> _Source records_
────────────────────

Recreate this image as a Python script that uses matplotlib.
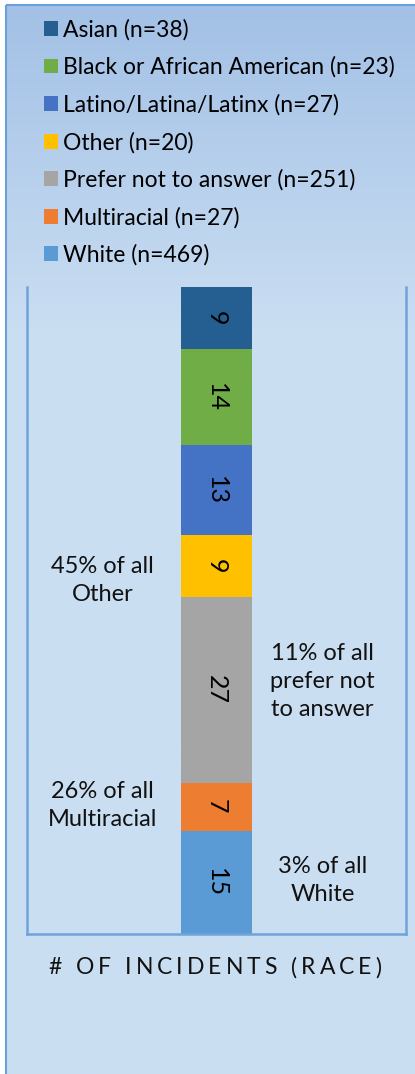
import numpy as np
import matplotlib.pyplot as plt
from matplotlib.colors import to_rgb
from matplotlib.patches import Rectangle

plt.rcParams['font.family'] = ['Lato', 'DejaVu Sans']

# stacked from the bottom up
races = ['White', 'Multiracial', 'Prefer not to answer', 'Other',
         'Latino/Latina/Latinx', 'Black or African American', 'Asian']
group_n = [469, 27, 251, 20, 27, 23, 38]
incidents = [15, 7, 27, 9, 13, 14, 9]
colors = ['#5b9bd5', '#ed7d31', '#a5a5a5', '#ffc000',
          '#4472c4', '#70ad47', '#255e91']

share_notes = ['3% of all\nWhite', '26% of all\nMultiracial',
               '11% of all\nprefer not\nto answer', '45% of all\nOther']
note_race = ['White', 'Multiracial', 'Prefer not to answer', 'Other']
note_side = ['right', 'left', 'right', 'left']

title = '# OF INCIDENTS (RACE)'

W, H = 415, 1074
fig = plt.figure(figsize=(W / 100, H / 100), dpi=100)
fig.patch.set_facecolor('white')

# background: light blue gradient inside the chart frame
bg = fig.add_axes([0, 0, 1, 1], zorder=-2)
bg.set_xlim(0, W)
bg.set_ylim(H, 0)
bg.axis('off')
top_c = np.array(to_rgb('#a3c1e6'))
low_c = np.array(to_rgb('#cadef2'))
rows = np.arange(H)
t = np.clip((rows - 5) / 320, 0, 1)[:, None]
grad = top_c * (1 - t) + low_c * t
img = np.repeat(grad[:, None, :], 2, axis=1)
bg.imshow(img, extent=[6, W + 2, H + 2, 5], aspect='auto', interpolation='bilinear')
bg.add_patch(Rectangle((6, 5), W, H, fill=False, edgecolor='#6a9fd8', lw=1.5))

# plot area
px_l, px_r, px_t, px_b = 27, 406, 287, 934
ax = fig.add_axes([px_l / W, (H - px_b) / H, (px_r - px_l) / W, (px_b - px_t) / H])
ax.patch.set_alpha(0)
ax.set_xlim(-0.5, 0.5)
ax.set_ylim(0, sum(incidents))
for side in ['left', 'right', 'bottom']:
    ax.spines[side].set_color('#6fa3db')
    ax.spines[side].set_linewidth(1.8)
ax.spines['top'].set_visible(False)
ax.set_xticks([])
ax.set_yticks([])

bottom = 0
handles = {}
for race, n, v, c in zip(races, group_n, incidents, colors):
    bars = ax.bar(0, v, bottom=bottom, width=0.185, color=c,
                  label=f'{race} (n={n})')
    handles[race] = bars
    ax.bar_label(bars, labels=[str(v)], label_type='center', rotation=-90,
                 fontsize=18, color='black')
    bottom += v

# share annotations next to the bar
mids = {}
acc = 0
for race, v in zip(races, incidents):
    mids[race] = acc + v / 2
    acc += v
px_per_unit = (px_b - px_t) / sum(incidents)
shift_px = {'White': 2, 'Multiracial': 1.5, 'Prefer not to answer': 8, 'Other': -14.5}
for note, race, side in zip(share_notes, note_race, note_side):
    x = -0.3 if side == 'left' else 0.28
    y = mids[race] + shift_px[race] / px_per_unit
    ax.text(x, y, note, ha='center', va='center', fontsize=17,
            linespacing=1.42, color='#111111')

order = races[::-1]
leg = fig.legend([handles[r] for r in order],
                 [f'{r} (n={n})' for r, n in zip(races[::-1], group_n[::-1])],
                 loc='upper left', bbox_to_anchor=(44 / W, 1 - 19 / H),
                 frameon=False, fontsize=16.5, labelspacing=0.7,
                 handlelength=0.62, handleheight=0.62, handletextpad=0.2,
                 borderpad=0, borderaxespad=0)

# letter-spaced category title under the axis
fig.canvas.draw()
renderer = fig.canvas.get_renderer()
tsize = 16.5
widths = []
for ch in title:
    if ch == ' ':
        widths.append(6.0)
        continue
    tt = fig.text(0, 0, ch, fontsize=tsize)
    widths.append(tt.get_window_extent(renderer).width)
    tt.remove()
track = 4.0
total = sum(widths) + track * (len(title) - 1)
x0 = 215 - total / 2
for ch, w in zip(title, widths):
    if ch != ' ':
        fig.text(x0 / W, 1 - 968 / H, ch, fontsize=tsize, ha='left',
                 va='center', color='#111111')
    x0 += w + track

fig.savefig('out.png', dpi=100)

────────────────────

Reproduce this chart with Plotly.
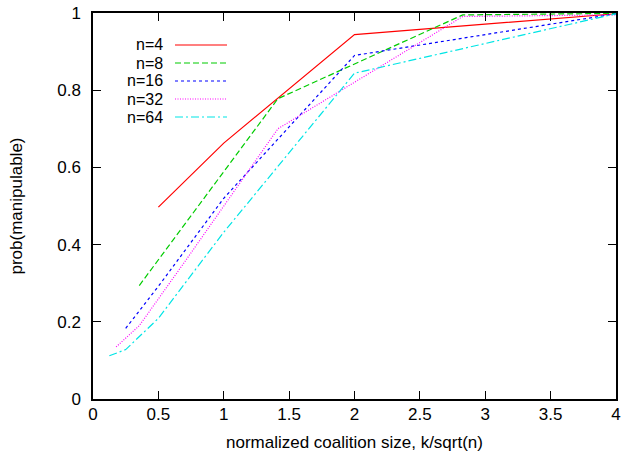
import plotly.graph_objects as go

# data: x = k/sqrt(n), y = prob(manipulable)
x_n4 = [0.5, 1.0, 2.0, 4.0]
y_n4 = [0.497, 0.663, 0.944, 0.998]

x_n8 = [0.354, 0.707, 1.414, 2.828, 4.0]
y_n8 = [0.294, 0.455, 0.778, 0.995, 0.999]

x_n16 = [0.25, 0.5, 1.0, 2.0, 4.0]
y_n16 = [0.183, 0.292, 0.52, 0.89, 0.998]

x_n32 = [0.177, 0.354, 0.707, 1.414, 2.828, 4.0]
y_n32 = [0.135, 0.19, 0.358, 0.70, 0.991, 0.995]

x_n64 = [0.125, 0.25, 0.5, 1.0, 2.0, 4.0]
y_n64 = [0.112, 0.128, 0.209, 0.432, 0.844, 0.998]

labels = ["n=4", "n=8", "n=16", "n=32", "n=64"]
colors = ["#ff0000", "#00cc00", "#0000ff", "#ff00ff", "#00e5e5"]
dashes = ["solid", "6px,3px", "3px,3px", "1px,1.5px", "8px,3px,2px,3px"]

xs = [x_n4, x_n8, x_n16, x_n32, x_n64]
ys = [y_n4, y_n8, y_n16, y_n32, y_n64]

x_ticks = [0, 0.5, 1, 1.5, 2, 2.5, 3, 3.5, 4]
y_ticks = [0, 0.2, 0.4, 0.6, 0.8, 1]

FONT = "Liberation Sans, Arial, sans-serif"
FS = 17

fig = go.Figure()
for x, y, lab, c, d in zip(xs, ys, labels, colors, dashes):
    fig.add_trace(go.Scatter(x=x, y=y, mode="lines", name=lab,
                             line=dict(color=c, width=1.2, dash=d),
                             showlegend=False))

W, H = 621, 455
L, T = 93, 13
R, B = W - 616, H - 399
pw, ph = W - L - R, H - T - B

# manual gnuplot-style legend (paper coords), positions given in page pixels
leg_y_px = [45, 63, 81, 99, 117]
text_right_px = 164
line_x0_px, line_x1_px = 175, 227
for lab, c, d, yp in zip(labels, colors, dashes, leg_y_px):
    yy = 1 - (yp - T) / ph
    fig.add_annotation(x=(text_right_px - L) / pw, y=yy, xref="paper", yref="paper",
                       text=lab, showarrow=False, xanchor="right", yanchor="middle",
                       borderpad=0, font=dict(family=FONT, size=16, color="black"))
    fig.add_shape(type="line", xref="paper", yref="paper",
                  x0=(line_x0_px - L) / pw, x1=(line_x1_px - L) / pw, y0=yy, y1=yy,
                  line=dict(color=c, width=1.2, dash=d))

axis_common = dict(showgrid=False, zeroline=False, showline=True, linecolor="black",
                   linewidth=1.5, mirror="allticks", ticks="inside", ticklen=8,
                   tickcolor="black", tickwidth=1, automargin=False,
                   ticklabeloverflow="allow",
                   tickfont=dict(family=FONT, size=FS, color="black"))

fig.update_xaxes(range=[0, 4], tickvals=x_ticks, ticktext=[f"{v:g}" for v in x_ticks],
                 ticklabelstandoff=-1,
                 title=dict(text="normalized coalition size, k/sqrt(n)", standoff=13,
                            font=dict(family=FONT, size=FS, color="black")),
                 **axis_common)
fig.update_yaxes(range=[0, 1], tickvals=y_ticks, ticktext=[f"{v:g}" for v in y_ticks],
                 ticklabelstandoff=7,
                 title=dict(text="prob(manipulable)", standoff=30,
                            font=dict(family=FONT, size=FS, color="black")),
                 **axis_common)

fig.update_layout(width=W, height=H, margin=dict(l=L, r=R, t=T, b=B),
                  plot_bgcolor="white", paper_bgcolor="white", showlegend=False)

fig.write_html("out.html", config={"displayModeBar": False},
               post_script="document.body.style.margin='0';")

────────────────────

> _Directions for this task_
Repeat only the lines running from "Reproduce this chart with Plotly." to "y_n8 = [0.294, 0.455, 0.778, 0.995, 0.999]", ends included, and leave the pictures out.

> _The answer_
Reproduce this chart with Plotly.
import plotly.graph_objects as go

# data: x = k/sqrt(n), y = prob(manipulable)
x_n4 = [0.5, 1.0, 2.0, 4.0]
y_n4 = [0.497, 0.663, 0.944, 0.998]

x_n8 = [0.354, 0.707, 1.414, 2.828, 4.0]
y_n8 = [0.294, 0.455, 0.778, 0.995, 0.999]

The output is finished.